Write out the data below exactly as given, without any of its pictures.

#### DATA LINES ####

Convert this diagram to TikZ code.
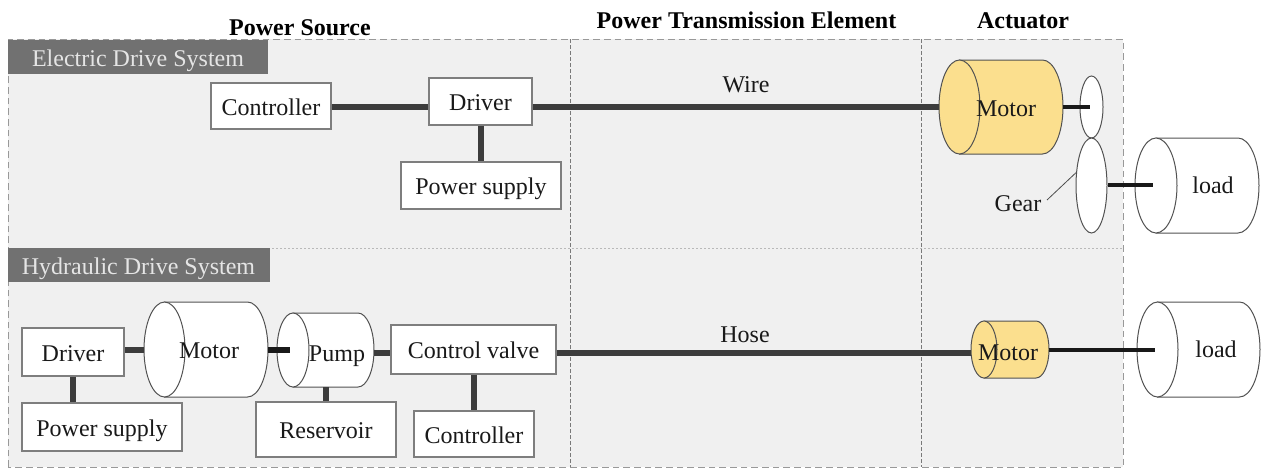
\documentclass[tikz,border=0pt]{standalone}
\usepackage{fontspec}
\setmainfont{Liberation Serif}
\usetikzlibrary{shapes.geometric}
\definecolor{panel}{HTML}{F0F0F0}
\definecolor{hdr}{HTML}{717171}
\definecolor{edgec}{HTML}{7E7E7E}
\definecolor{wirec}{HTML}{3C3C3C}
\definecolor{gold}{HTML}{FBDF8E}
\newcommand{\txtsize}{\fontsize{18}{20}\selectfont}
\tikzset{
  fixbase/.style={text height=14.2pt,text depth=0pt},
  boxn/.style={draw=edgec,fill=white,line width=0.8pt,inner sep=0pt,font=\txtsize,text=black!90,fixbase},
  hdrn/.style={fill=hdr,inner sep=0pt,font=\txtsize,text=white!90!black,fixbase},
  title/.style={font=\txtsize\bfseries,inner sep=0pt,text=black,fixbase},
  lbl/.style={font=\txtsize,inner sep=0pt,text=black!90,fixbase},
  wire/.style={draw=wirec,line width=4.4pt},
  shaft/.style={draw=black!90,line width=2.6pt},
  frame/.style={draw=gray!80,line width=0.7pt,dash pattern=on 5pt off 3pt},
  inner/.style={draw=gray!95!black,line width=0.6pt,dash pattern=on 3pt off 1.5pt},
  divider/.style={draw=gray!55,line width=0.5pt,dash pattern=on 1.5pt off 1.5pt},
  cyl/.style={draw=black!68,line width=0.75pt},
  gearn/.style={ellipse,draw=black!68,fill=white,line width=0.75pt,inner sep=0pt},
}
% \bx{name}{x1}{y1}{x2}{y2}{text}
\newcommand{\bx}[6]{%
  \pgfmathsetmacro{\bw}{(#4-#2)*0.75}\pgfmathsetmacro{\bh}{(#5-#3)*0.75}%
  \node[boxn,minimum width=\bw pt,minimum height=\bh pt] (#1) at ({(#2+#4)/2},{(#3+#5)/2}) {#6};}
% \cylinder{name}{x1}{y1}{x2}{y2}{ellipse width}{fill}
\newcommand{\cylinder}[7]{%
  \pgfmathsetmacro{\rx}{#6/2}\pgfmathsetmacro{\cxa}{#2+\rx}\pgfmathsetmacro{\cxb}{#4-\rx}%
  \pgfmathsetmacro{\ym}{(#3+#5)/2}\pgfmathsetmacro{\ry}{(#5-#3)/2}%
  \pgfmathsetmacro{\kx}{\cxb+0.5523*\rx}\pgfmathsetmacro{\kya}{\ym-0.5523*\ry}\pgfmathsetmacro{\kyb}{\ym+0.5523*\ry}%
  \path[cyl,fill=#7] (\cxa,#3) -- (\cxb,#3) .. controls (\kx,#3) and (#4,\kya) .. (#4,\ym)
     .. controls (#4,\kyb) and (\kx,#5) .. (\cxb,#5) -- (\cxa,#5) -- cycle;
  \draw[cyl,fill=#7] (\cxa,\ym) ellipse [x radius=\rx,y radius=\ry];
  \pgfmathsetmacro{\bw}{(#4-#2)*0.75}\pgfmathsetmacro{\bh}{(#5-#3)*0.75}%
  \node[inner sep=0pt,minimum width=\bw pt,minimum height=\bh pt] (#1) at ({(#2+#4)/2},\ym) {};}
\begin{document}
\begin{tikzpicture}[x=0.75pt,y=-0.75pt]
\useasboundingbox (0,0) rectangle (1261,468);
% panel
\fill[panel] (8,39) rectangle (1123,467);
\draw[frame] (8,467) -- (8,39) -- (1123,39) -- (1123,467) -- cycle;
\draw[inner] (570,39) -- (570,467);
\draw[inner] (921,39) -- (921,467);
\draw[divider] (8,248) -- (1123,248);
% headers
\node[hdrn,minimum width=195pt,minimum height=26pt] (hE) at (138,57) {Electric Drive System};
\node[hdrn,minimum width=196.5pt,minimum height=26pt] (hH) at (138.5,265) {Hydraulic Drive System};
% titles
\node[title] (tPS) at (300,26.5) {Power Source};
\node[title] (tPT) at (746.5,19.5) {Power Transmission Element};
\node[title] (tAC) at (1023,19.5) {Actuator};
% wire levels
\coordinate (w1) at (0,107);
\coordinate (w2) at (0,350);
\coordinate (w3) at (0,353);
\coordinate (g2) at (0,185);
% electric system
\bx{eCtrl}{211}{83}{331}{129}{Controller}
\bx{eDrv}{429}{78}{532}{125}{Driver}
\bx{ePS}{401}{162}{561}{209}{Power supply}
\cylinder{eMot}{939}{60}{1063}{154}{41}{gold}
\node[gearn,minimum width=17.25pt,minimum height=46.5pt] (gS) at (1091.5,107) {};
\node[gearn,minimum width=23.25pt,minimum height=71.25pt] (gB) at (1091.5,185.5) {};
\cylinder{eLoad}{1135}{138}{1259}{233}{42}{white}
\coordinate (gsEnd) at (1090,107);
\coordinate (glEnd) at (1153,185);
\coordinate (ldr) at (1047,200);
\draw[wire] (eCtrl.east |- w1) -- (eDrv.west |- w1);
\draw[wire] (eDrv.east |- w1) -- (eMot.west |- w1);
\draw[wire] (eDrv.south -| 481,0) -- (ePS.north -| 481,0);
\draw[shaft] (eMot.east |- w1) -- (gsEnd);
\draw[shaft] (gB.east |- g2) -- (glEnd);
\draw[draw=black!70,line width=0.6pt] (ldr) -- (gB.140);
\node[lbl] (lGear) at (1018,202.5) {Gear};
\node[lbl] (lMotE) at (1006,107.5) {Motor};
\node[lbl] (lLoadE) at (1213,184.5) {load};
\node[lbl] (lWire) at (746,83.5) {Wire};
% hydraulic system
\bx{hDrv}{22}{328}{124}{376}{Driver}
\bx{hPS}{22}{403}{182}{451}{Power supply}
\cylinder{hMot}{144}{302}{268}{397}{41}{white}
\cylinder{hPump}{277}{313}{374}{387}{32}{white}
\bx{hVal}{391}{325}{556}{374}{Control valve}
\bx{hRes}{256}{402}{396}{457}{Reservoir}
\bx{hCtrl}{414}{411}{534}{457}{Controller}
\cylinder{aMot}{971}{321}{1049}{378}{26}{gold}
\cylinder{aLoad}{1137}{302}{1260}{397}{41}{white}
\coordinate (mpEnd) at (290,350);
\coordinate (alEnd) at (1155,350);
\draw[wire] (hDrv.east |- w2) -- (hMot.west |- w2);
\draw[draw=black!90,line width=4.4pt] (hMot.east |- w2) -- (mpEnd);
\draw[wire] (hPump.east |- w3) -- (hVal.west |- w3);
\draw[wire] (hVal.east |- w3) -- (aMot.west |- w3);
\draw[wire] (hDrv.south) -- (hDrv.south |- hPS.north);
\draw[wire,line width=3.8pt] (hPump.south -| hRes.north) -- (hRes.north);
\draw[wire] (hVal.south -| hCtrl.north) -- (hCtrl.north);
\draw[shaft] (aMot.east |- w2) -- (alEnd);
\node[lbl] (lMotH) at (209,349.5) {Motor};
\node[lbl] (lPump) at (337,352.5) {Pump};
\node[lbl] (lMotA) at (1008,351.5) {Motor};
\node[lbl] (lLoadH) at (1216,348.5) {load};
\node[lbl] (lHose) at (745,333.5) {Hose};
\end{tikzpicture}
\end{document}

####

■ SOLVED EXERCISE ■
Convert this diagram to TikZ code.
\documentclass[tikz,border=0pt]{standalone}
\usepackage{fontspec}
\setmainfont{Liberation Serif}
\usetikzlibrary{shapes.geometric}
\definecolor{panel}{HTML}{F0F0F0}
\definecolor{hdr}{HTML}{717171}
\definecolor{edgec}{HTML}{7E7E7E}
\definecolor{wirec}{HTML}{3C3C3C}
\definecolor{gold}{HTML}{FBDF8E}
\newcommand{\txtsize}{\fontsize{18}{20}\selectfont}
\tikzset{
  fixbase/.style={text height=14.2pt,text depth=0pt},
  boxn/.style={draw=edgec,fill=white,line width=0.8pt,inner sep=0pt,font=\txtsize,text=black!90,fixbase},
  hdrn/.style={fill=hdr,inner sep=0pt,font=\txtsize,text=white!90!black,fixbase},
  title/.style={font=\txtsize\bfseries,inner sep=0pt,text=black,fixbase},
  lbl/.style={font=\txtsize,inner sep=0pt,text=black!90,fixbase},
  wire/.style={draw=wirec,line width=4.4pt},
  shaft/.style={draw=black!90,line width=2.6pt},
  frame/.style={draw=gray!80,line width=0.7pt,dash pattern=on 5pt off 3pt},
  inner/.style={draw=gray!95!black,line width=0.6pt,dash pattern=on 3pt off 1.5pt},
  divider/.style={draw=gray!55,line width=0.5pt,dash pattern=on 1.5pt off 1.5pt},
  cyl/.style={draw=black!68,line width=0.75pt},
  gearn/.style={ellipse,draw=black!68,fill=white,line width=0.75pt,inner sep=0pt},
}
% \bx{name}{x1}{y1}{x2}{y2}{text}
\newcommand{\bx}[6]{%
  \pgfmathsetmacro{\bw}{(#4-#2)*0.75}\pgfmathsetmacro{\bh}{(#5-#3)*0.75}%
  \node[boxn,minimum width=\bw pt,minimum height=\bh pt] (#1) at ({(#2+#4)/2},{(#3+#5)/2}) {#6};}
% \cylinder{name}{x1}{y1}{x2}{y2}{ellipse width}{fill}
\newcommand{\cylinder}[7]{%
  \pgfmathsetmacro{\rx}{#6/2}\pgfmathsetmacro{\cxa}{#2+\rx}\pgfmathsetmacro{\cxb}{#4-\rx}%
  \pgfmathsetmacro{\ym}{(#3+#5)/2}\pgfmathsetmacro{\ry}{(#5-#3)/2}%
  \pgfmathsetmacro{\kx}{\cxb+0.5523*\rx}\pgfmathsetmacro{\kya}{\ym-0.5523*\ry}\pgfmathsetmacro{\kyb}{\ym+0.5523*\ry}%
  \path[cyl,fill=#7] (\cxa,#3) -- (\cxb,#3) .. controls (\kx,#3) and (#4,\kya) .. (#4,\ym)
     .. controls (#4,\kyb) and (\kx,#5) .. (\cxb,#5) -- (\cxa,#5) -- cycle;
  \draw[cyl,fill=#7] (\cxa,\ym) ellipse [x radius=\rx,y radius=\ry];
  \pgfmathsetmacro{\bw}{(#4-#2)*0.75}\pgfmathsetmacro{\bh}{(#5-#3)*0.75}%
  \node[inner sep=0pt,minimum width=\bw pt,minimum height=\bh pt] (#1) at ({(#2+#4)/2},\ym) {};}
\begin{document}
\begin{tikzpicture}[x=0.75pt,y=-0.75pt]
\useasboundingbox (0,0) rectangle (1261,468);
% panel
\fill[panel] (8,39) rectangle (1123,467);
\draw[frame] (8,467) -- (8,39) -- (1123,39) -- (1123,467) -- cycle;
\draw[inner] (570,39) -- (570,467);
\draw[inner] (921,39) -- (921,467);
\draw[divider] (8,248) -- (1123,248);
% headers
\node[hdrn,minimum width=195pt,minimum height=26pt] (hE) at (138,57) {Electric Drive System};
\node[hdrn,minimum width=196.5pt,minimum height=26pt] (hH) at (138.5,265) {Hydraulic Drive System};
% titles
\node[title] (tPS) at (300,26.5) {Power Source};
\node[title] (tPT) at (746.5,19.5) {Power Transmission Element};
\node[title] (tAC) at (1023,19.5) {Actuator};
% wire levels
\coordinate (w1) at (0,107);
\coordinate (w2) at (0,350);
\coordinate (w3) at (0,353);
\coordinate (g2) at (0,185);
% electric system
\bx{eCtrl}{211}{83}{331}{129}{Controller}
\bx{eDrv}{429}{78}{532}{125}{Driver}
\bx{ePS}{401}{162}{561}{209}{Power supply}
\cylinder{eMot}{939}{60}{1063}{154}{41}{gold}
\node[gearn,minimum width=17.25pt,minimum height=46.5pt] (gS) at (1091.5,107) {};
\node[gearn,minimum width=23.25pt,minimum height=71.25pt] (gB) at (1091.5,185.5) {};
\cylinder{eLoad}{1135}{138}{1259}{233}{42}{white}
\coordinate (gsEnd) at (1090,107);
\coordinate (glEnd) at (1153,185);
\coordinate (ldr) at (1047,200);
\draw[wire] (eCtrl.east |- w1) -- (eDrv.west |- w1);
\draw[wire] (eDrv.east |- w1) -- (eMot.west |- w1);
\draw[wire] (eDrv.south -| 481,0) -- (ePS.north -| 481,0);
\draw[shaft] (eMot.east |- w1) -- (gsEnd);
\draw[shaft] (gB.east |- g2) -- (glEnd);
\draw[draw=black!70,line width=0.6pt] (ldr) -- (gB.140);
\node[lbl] (lGear) at (1018,202.5) {Gear};
\node[lbl] (lMotE) at (1006,107.5) {Motor};
\node[lbl] (lLoadE) at (1213,184.5) {load};
\node[lbl] (lWire) at (746,83.5) {Wire};
% hydraulic system
\bx{hDrv}{22}{328}{124}{376}{Driver}
\bx{hPS}{22}{403}{182}{451}{Power supply}
\cylinder{hMot}{144}{302}{268}{397}{41}{white}
\cylinder{hPump}{277}{313}{374}{387}{32}{white}
\bx{hVal}{391}{325}{556}{374}{Control valve}
\bx{hRes}{256}{402}{396}{457}{Reservoir}
\bx{hCtrl}{414}{411}{534}{457}{Controller}
\cylinder{aMot}{971}{321}{1049}{378}{26}{gold}
\cylinder{aLoad}{1137}{302}{1260}{397}{41}{white}
\coordinate (mpEnd) at (290,350);
\coordinate (alEnd) at (1155,350);
\draw[wire] (hDrv.east |- w2) -- (hMot.west |- w2);
\draw[draw=black!90,line width=4.4pt] (hMot.east |- w2) -- (mpEnd);
\draw[wire] (hPump.east |- w3) -- (hVal.west |- w3);
\draw[wire] (hVal.east |- w3) -- (aMot.west |- w3);
\draw[wire] (hDrv.south) -- (hDrv.south |- hPS.north);
\draw[wire,line width=3.8pt] (hPump.south -| hRes.north) -- (hRes.north);
\draw[wire] (hVal.south -| hCtrl.north) -- (hCtrl.north);
\draw[shaft] (aMot.east |- w2) -- (alEnd);
\node[lbl] (lMotH) at (209,349.5) {Motor};
\node[lbl] (lPump) at (337,352.5) {Pump};
\node[lbl] (lMotA) at (1008,351.5) {Motor};
\node[lbl] (lLoadH) at (1216,348.5) {load};
\node[lbl] (lHose) at (745,333.5) {Hose};
\end{tikzpicture}
\end{document}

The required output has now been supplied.